Under the new announcement unveiled on Monday it can now manufacture the stack that is used in that system.

“We are absolutely delighted to welcome Doosan as a strategic manufacturing partner and to broaden our relationship to target utility-scale systems. Doosan has an enviable track record in commercialising fuel cell technology,” said Phil Caldwell, Ceres chief executive in a statement.

“Our success is measured by our partners’ success and this is further validation of our asset-light, licensing business model that enables the world’s most progressive companies to adopt our technology at scale and speed.”

Hyunsoo Dong, Doosan Corporation vice-chair added: “By partnering with Ceres Power, Doosan will expand its product portfolio and strengthen its position as the leader in the fuel cell industry.

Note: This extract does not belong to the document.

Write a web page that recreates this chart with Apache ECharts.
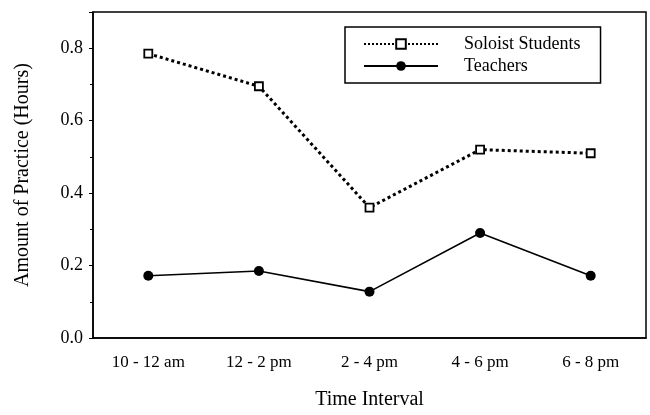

“We are excited to expand on our existing collaboration to build a world-leading SOFC stack mass manufacturing centre and to create a strong fuel cell industry ecosystem in Korea and beyond.”

Ceres shares surged to a new all-time high above 790p on Monday and by early afternoon were still up more than 9% at 760p, or 180% higher than where they started the year.

Analysts at stockbroker Liberum Capital noted that this represents the company’s biggest licence deal to date.

“Doosan appears to have secured a global non-exclusive stack license suggesting it may seek to put Ceres technology into large power systems internationally in time,” the analysts said.

They added: “The Doosan up front fees are the biggest Ceres has secured so far given Weichai agreed fees are GBP30mln and Bosch GBP20mln.”